*TASK INSTRUCTIONS*: Leave the pictures out and quote every line from the start of the listing to the line with "fit_y = [-1.82, 1.82]", inclusive.

··· GIVEN ENTRIES ···

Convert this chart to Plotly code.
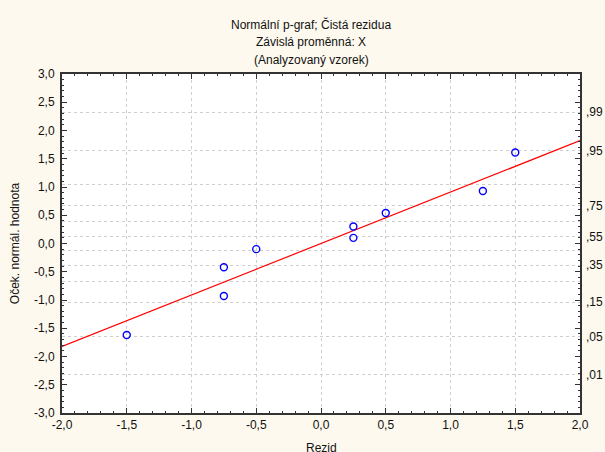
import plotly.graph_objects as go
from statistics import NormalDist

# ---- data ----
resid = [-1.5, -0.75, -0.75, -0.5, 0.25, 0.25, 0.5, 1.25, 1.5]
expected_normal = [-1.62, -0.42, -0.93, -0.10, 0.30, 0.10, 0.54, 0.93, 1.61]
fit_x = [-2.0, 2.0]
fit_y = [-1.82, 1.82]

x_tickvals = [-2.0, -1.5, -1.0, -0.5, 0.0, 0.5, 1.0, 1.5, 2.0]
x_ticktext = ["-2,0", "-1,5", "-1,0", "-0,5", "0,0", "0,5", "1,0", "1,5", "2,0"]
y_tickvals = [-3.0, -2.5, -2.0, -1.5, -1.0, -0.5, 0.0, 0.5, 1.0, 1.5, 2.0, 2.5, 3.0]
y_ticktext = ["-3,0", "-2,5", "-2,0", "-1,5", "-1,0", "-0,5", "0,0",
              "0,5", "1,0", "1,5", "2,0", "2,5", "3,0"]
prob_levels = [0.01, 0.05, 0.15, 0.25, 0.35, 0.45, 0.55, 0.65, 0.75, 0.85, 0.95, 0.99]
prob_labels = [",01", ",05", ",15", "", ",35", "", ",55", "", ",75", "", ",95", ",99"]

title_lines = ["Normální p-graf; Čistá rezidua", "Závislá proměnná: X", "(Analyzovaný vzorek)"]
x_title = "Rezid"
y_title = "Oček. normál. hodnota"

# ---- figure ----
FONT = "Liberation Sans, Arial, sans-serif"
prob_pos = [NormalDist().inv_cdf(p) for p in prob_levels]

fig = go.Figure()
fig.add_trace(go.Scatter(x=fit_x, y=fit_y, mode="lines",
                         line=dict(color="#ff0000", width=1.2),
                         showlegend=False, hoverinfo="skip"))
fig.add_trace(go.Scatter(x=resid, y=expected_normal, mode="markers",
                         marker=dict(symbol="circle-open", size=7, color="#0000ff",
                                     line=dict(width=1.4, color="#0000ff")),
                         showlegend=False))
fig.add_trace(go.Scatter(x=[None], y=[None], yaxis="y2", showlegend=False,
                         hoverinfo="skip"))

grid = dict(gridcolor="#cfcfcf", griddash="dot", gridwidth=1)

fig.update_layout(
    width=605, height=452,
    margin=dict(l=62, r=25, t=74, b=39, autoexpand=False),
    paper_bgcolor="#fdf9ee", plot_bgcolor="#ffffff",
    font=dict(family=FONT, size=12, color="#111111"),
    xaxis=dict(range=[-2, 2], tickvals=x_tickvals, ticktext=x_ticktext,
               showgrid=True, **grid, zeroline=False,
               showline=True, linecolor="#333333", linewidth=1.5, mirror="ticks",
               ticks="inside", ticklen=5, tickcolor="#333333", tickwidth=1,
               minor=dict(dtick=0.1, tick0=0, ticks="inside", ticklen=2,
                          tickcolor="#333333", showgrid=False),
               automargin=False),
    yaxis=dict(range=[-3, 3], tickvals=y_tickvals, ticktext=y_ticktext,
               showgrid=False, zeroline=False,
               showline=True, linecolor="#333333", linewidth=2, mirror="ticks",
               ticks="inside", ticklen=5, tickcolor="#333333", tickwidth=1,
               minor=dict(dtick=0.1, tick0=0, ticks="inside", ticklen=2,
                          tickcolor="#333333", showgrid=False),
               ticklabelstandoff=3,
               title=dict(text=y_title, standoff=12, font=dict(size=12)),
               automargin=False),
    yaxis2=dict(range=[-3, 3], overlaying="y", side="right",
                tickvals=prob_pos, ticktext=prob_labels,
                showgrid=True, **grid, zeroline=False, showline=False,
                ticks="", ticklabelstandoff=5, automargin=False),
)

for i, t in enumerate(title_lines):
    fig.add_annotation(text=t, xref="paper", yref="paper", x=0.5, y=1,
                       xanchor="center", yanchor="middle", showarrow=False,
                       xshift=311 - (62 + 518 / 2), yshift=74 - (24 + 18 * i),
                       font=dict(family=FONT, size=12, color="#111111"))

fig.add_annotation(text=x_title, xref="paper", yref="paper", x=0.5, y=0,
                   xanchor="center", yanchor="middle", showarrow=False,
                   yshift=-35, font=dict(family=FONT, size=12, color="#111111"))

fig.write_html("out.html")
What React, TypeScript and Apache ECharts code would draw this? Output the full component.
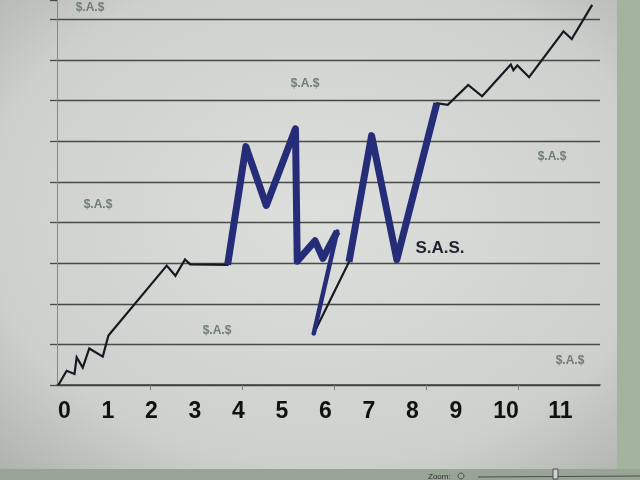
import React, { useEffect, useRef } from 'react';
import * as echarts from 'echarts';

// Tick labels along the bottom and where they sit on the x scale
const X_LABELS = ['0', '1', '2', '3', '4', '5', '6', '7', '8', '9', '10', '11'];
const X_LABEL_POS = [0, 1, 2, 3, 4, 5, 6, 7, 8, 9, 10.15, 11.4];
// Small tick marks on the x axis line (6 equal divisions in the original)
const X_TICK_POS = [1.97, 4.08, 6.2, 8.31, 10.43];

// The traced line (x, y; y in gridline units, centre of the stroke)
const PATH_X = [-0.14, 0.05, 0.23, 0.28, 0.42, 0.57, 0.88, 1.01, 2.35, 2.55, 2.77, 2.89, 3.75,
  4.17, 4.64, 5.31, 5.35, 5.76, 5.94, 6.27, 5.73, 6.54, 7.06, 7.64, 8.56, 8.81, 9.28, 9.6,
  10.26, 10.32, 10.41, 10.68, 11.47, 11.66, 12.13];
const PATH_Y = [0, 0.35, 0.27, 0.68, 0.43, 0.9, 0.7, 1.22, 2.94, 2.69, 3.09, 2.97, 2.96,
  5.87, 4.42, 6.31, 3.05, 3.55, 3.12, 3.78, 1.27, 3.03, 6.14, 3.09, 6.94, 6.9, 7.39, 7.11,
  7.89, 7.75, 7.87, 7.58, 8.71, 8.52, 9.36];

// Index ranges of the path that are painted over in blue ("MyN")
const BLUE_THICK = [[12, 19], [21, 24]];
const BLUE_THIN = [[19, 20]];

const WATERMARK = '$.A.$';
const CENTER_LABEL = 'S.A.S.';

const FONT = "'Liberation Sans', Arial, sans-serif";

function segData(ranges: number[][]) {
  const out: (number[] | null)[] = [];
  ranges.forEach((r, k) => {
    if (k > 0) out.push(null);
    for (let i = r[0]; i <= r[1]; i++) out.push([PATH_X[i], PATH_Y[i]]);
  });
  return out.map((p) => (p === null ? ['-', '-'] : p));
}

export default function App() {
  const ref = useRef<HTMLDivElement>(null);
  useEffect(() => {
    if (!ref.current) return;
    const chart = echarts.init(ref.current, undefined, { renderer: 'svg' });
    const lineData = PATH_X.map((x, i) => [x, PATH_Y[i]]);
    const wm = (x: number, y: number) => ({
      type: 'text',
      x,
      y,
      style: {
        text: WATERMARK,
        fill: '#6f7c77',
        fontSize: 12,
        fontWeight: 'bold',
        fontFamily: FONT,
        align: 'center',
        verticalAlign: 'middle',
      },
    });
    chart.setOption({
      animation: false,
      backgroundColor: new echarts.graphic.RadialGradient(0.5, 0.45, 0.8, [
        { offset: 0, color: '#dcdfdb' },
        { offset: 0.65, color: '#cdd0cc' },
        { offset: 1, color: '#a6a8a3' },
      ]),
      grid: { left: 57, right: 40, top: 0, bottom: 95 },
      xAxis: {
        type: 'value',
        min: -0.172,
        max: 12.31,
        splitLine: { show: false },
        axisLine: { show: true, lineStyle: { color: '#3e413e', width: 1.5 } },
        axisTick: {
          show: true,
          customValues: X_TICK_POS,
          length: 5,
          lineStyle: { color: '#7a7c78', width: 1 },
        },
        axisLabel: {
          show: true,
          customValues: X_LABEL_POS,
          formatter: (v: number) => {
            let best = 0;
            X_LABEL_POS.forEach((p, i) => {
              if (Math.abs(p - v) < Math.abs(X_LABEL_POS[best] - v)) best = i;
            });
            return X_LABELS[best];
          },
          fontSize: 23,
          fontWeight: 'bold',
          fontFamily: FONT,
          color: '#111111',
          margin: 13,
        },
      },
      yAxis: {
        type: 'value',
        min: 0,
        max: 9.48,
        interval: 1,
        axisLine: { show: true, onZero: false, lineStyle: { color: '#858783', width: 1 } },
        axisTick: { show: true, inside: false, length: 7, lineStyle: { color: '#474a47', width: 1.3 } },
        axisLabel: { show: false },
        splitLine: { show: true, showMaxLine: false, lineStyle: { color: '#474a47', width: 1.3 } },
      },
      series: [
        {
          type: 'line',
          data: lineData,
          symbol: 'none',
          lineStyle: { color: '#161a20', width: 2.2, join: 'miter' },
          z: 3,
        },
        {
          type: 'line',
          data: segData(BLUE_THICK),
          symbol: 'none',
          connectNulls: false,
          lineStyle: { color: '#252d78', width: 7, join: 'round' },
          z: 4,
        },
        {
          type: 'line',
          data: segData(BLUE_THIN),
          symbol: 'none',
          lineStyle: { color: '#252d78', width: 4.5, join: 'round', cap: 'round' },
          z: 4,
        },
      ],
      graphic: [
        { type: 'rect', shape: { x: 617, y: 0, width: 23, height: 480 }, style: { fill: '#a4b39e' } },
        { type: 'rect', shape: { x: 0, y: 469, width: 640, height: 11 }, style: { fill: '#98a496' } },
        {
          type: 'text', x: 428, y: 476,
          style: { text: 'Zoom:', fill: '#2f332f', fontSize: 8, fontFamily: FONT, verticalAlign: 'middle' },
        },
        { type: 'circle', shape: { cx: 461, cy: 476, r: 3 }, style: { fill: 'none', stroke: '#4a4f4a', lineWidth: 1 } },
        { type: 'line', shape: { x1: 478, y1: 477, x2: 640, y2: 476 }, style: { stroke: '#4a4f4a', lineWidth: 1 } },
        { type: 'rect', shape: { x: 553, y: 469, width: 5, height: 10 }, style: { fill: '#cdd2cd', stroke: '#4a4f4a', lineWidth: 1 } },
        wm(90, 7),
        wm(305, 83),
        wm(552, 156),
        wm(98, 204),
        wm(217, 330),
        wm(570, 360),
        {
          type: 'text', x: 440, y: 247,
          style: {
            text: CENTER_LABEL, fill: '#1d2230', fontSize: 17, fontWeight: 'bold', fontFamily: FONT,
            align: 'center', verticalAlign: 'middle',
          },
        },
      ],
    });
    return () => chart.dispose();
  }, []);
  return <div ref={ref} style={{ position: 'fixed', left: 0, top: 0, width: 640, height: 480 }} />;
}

···

*FINISHED EXERCISE*:
Convert this chart to Plotly code.
import plotly.graph_objects as go
from statistics import NormalDist

# ---- data ----
resid = [-1.5, -0.75, -0.75, -0.5, 0.25, 0.25, 0.5, 1.25, 1.5]
expected_normal = [-1.62, -0.42, -0.93, -0.10, 0.30, 0.10, 0.54, 0.93, 1.61]
fit_x = [-2.0, 2.0]
fit_y = [-1.82, 1.82]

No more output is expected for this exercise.